# Help with Tiger ID?



## Ozark Flyer (Nov 20, 2010)

I purchased this Tiger about 6 months ago.  I believed that the older hockey stick style chain guard and "Roaring Tiger" logo dated it to 54.  I also thought the frame stamping N56276 supported this.  Recent discussions I have read are causing me to doubt my analysis and may support the bike being a 1956 model.  I would appreciate an expert opinion.

After many hours of poslishing off the layer of rust that covered the entire bike, I have developed an attachment to this particular machine and have no plans to sell...but it would be nice to know what year model it actually is.  

Please don't beat me up over the shifter cable.  I converted it from a single speed to a manual two speed and have not found the correct clamps.  I had to rig up something so I could ride it before the summer was over.  Thanks


----------



## greenephantom (Nov 20, 2010)

Your serial number could either be a late '54 serial number (Tiger was introduced in '55, began production in late '54 for the '55 model year.) or a '56.  The chainguard decal you have was used '55 - '58.  Threre might have been differences in the seat from the '55 to '56 model year, but I'm not sure about that. 
Cheers, Geoff


----------



## Adamtinkerer (Nov 20, 2010)

It's a 54-5 style Mesinger seat, sometime in late 55 they went to the touring style seat used on Travelers and other lightweights, it has an unusual stitched cover. During 56, they used a few different two tone seats, from what I've seen. 57 and later have the studded two tone mesinger seat, gaining the famous "S" for 1959.


----------



## Geeeyejo (Nov 21, 2010)

Here are pics of my 55 Tiger.  I believe that yours should have bow pedals (BTW mine are repops in these pics - hence the pedal reflectors and subsequently have been replaced with the cleaned up originals) and possibly your seat is a replacement - I vote 56 on yours


----------



## phantom (Nov 21, 2010)

I think your Tiger is a 56....Oddly enough all 55's came only as a three speed.....


----------



## Ozark Flyer (Nov 21, 2010)

Thanks for your help gentlemen.  If the seat was replaced, it was done so long ago.  It was rusted to the same degree as the rest of the bike along with the handlebars which are more of a longhorn style rather than the touring style in Geeeyejo's pics (also puzzling).  One other notable point; the original rear hub is a New Departure disc brake and the front hub is the older style Schwinn script which I believe were left over parts used on the heavyweights.  Again, it lead me to believe it was a transition model year from the heavy to the middleweights.  I thought all the 56 single speed models had Bendix hubs?  To Phantom's point, all the 55's I've seen were 3 speeds.  Perhaps I just think about it too much.

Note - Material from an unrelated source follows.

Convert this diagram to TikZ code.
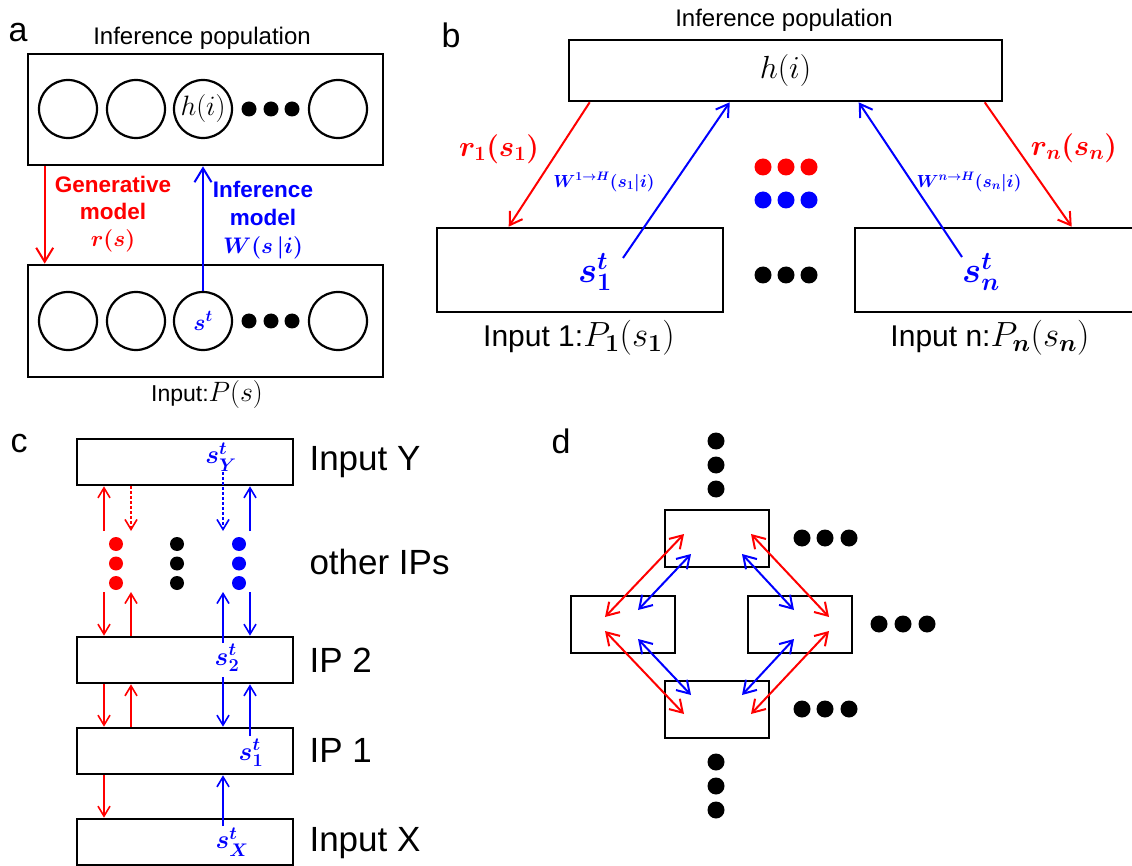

BYW Geeeyejo, beautiful bike! Got to get the whitewalls.


----------



## Geeeyejo (Nov 21, 2010)

Thanks! - the Tigers and Corvettes were the two higher optioned models hence most if not all had three speeds - the American was the entry level bike of the middleweight line up  and most that I have seen have had the single speed hubs. your Tiger is in real nice original paint and condition - good luck with her - great riding bikes and even better with the two speed!


----------



## Ozark Flyer (Nov 21, 2010)

At first I thought the hills were just steeper than I remembered as a kid.  Then it occured to me that I was pulling twice the weight with half the muscle I once had.  The two speed was a must have option.  I did find a 56 model girls bike with a two speed that helped justify my decision.  I think it's a novel option regardless.  I did keep the original New Departure hub and rim assembly intact in case I wanted to put it back to original condition.

Even though I have a beautiful (like riding on air) Cruiser 5 in the garage, I have some unexplainable fixation for riding this old Tiger.  My wife says I must have low T.


----------